Angesichts des tiefgreifenden geopolitischen Wandels in den internationalen Wirtschaftsbeziehungen und neuen Lieferkorridoren von China über Zentralasien und den Südkaukasus nach Südosteuropa, fordert der Ost-Ausschuss ein stärkeres europäisches Engagement in Zentralasien. „Wir brauchen diese Länder gerade jetzt wirtschaftlich und politisch als Partner, und sie brauchen uns“, sagt Claas-Mühlhäuser. So sei etwa Kasachstan in kürzester Zeit zum viertwichtigsten deutschen Rohöllieferanten aufgestiegen. Bei vielen Rohstoffen, die für die Energiewende in Europa dringend benötigt würden, könnte die Region eine herausragende Rolle übernehmen. Wichtig sei dazu, dass die Länder die regionale Zusammenarbeit vertieften und etwa in den Ausbau grenzüberschreitender Wertschöpfungs- und Logistikketten investierten, um ihre individuellen Stärken besser zu verbinden. Die EU müsse diese Entwicklung ihrerseits mit Handelsabkommen und strategischer Rahmensetzung entschlossener und vor allem schneller unterstützen und in den Ausbau des Mittleren Korridors über das Kaspische Meer Richtung Südosteuropa investieren. „Die EU hat mit dem Programm Global Gateway ein großes Versprechen abgegeben, das jetzt dringend umgesetzt werden muss. Logistik spielt eine große Rolle dabei,“ sagte die Ost-Ausschuss-Vorsitzende. Es sei für die EU wichtig, die Region auch länderübergreifend als Ganzes zu betrachten. Eine vertiefte regionale Zusammenarbeit sei von zentraler Bedeutung, und hier gebe es bereits sehr positive Bestrebungen der fünf Länder.
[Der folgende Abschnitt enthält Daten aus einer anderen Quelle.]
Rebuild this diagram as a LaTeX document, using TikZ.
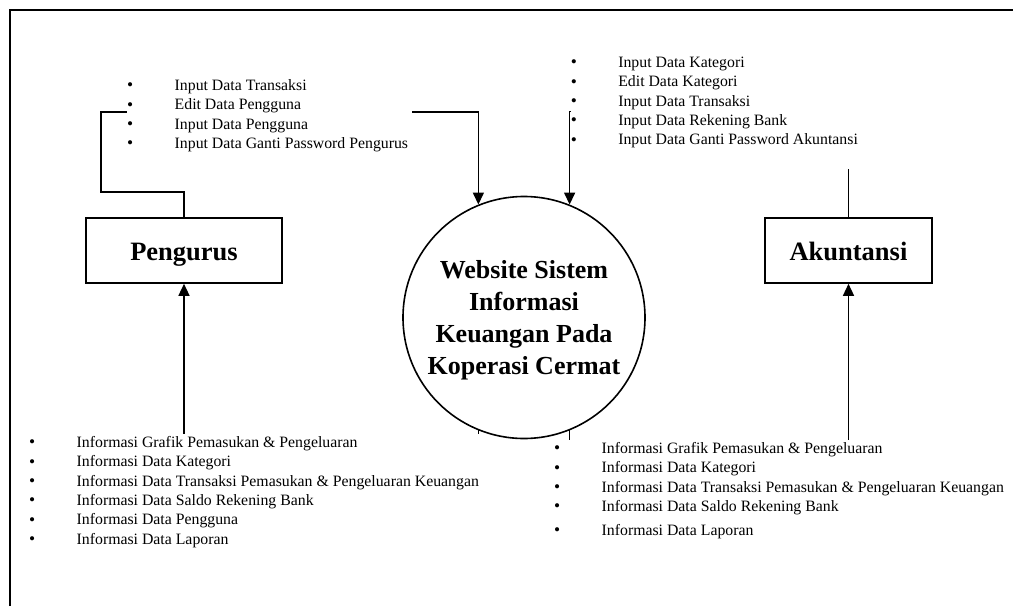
\documentclass[tikz,border=0pt]{standalone}
\usepackage{fontspec}
\setmainfont{Liberation Serif}
\usetikzlibrary{arrows.meta}
\tikzstyle{entitas} = [draw, line width=1.6pt, minimum width=196pt, minimum height=65pt, text height=19pt, text depth=0pt, font=\fontsize{26.5}{30}\selectfont\bfseries]
\tikzstyle{proses} = [draw, circle, line width=1.6pt, minimum size=242pt, inner sep=0pt, align=center, font=\fontsize{26}{32}\selectfont\bfseries]
\tikzstyle{alur} = [draw, line width=1.4pt, -{Triangle[length=12pt, width=11pt]}]
\tikzstyle{keterangan} = [fill=white, inner sep=0pt, anchor=base west, font=\fontsize{15.8}{19.3}\selectfont]
\newcommand{\butir}[2][0pt]{\raisebox{-0.4pt}{\scalebox{1.1}{\textbullet}} & #2\\[#1]}
\newcommand{\daftar}[2]{\begin{tabular}[t]{@{}p{47.5pt}@{}p{#1}@{}}#2\end{tabular}}

\begin{document}
\begin{tikzpicture}[x=1pt, y=-1pt]
		\useasboundingbox (0,0) rectangle (1013,606);
		\draw[line width=1.5pt] (10,606) -- (10,10) -- (1013,10);

		% Draw diagram elements
		\node (sys) [proses] at (524,317.5) {\rule{0pt}{24pt}Website Sistem\\Informasi\\Keuangan Pada\\Koperasi Cermat};
		\path (sys.center)+(-340,-67) node (peng) [entitas] {Pengurus};
		\path (sys.center)+(324.5,-67) node (akun) [entitas, minimum width=167pt] {Akuntansi};

		% Draw arrows between elements
		\path [alur] (peng.north) |- (101,192) -- (101,112) -| (sys.112);
		\path [alur] (akun.north) -- ++(0,-106) -| (sys.68);
		\path [alur] (sys.248) -- ++(0,15) -| (peng.south);
		\path [alur] (sys.292) -- ++(0,15) -| (akun.south);

		% Draw data flow labels
		\node (inPeng) [keterangan] at (127,90.5) {\daftar{237pt}{
			\butir{Input Data Transaksi}
			\butir{Edit Data Pengguna}
			\butir{Input Data Pengguna}
			\butir{Input Data Ganti Password Pengurus}}};
		\node (inAkun) [keterangan, inner ysep=19pt] at (570.6,67.5) {\daftar{290pt}{
			\butir{Input Data Kategori}
			\butir{Edit Data Kategori}
			\butir{Input Data Transaksi}
			\butir{Input Data Rekening Bank}
			\butir{Input Data Ganti Password Akuntansi}}};
		\node (outPeng) [keterangan] at (29,447.5) {\daftar{410pt}{
			\butir{Informasi Grafik Pemasukan \& Pengeluaran}
			\butir{Informasi Data Kategori}
			\butir{Informasi Data Transaksi Pemasukan \& Pengeluaran Keuangan}
			\butir{Informasi Data Saldo Rekening Bank}
			\butir{Informasi Data Pengguna}
			\butir{Informasi Data Laporan}}};
		\node (outAkun) [keterangan] at (554,453.5) {\daftar{410pt}{
			\butir{Informasi Grafik Pemasukan \& Pengeluaran}
			\butir{Informasi Data Kategori}
			\butir{Informasi Data Transaksi Pemasukan \& Pengeluaran Keuangan}
			\butir[4.5pt]{Informasi Data Saldo Rekening Bank}
			\butir{Informasi Data Laporan}}};

	\end{tikzpicture}
\end{document}
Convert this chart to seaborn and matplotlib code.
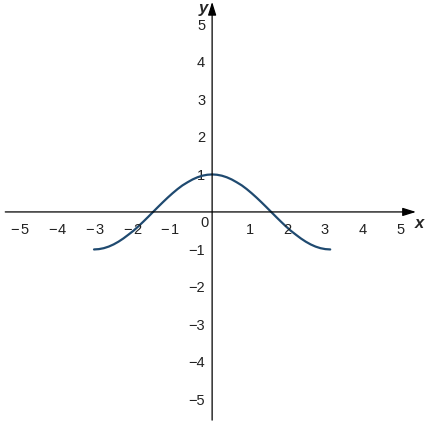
import numpy as np
import pandas as pd
import seaborn as sns
import matplotlib.pyplot as plt

# points (right half; the left half mirrors it)
x_half = [0.0, 0.13, 0.26, 0.39, 0.52, 0.65, 0.79, 0.92, 1.05, 1.18, 1.31, 1.44, 1.57,
          1.70, 1.83, 1.96, 2.09, 2.23, 2.36, 2.49, 2.62, 2.75, 2.88, 3.01, 3.14]
y_half = [1.0, 0.991, 0.966, 0.924, 0.866, 0.793, 0.707, 0.609, 0.5, 0.383, 0.259, 0.131, 0.0,
          -0.131, -0.259, -0.383, -0.5, -0.609, -0.707, -0.793, -0.866, -0.924, -0.966, -0.991, -1.0]
ticks = [-5, -4, -3, -2, -1, 1, 2, 3, 4, 5]
tick_labels = ["\u22125", "\u22124", "\u22123", "\u22122", "\u22121", "1", "2", "3", "4", "5"]

sns.set_style("white")
plt.rcParams['font.family'] = ['Liberation Sans', 'DejaVu Sans']

x_vals = [-v for v in x_half[:0:-1]] + x_half
y_vals = y_half[:0:-1] + y_half
df = pd.DataFrame({"x": x_vals, "y": y_vals})

fig = plt.figure(figsize=(4.25, 4.25), dpi=100)
ax = fig.add_axes([0, 0, 1, 1])
ax.set_xlim(-5.64, 5.66)
ax.set_ylim(-5.68, 5.65)

sns.lineplot(data=df, x="x", y="y", ax=ax, color="#1f4a70", linewidth=1.6, sort=False)

for s in ax.spines.values():
    s.set_visible(False)
ax.spines["left"].set_position(("data", 0))
ax.spines["bottom"].set_position(("data", 0))

ax.set_xticks(ticks)
ax.set_xticklabels([])
ax.set_yticks(ticks)
ax.set_yticklabels(tick_labels)
ax.tick_params(axis="both", direction="inout", length=8, width=0.8, colors="black",
               labelsize=10.5, labelcolor="#222222")
ax.tick_params(axis="y", pad=1)
ax.set_xlabel("")
ax.set_ylabel("")

# x tick labels: digit centred on the tick, minus sign to its left
for t, lab in zip(ticks, tick_labels):
    ax.text(t, -0.3, lab.lstrip("\u2212"), ha="center", va="top", fontsize=10.5, color="#222222")
    if lab.startswith("\u2212"):
        ax.text(t - 0.14, -0.3, "\u2212", ha="right", va="top", fontsize=10.5, color="#222222")

arrow = dict(arrowstyle="-|>,head_length=0.8,head_width=0.25", color="black", lw=0.9,
             shrinkA=0, shrinkB=0)
ax.annotate("", xy=(5.42, 0), xytext=(-5.5, 0), arrowprops=arrow)
ax.annotate("", xy=(0, 5.6), xytext=(0, -5.55), arrowprops=arrow)

ax.text(-0.08, -0.12, "0", ha="right", va="top", fontsize=10.5, color="#222222")
ax.text(5.4, -0.12, "x", ha="left", va="top", fontsize=12, style="italic", fontweight="bold")
ax.text(-0.12, 5.62, "y", ha="right", va="top", fontsize=12, style="italic", fontweight="bold")

fig.savefig("out.png", dpi=100)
Im ersten Halbjahr 2023 handelte Deutschland mit den fünf zentralasiatischen Staaten Waren im Umfang von 5,5 Milliarden Euro, ein Zuwachs um 11,5 Prozent gegenüber dem Vorjahreszeitraum. Exporte und Importe halten sich insgesamt die Waage. Mit Abstand wichtigster Wirtschaftspartner war Kasachstan mit einem Handelsumfang von allein 4,4 Milliarden Euro, gefolgt von Usbekistan mit 550 Millionen Euro und Kirgisistan mit 380 Millionen Euro.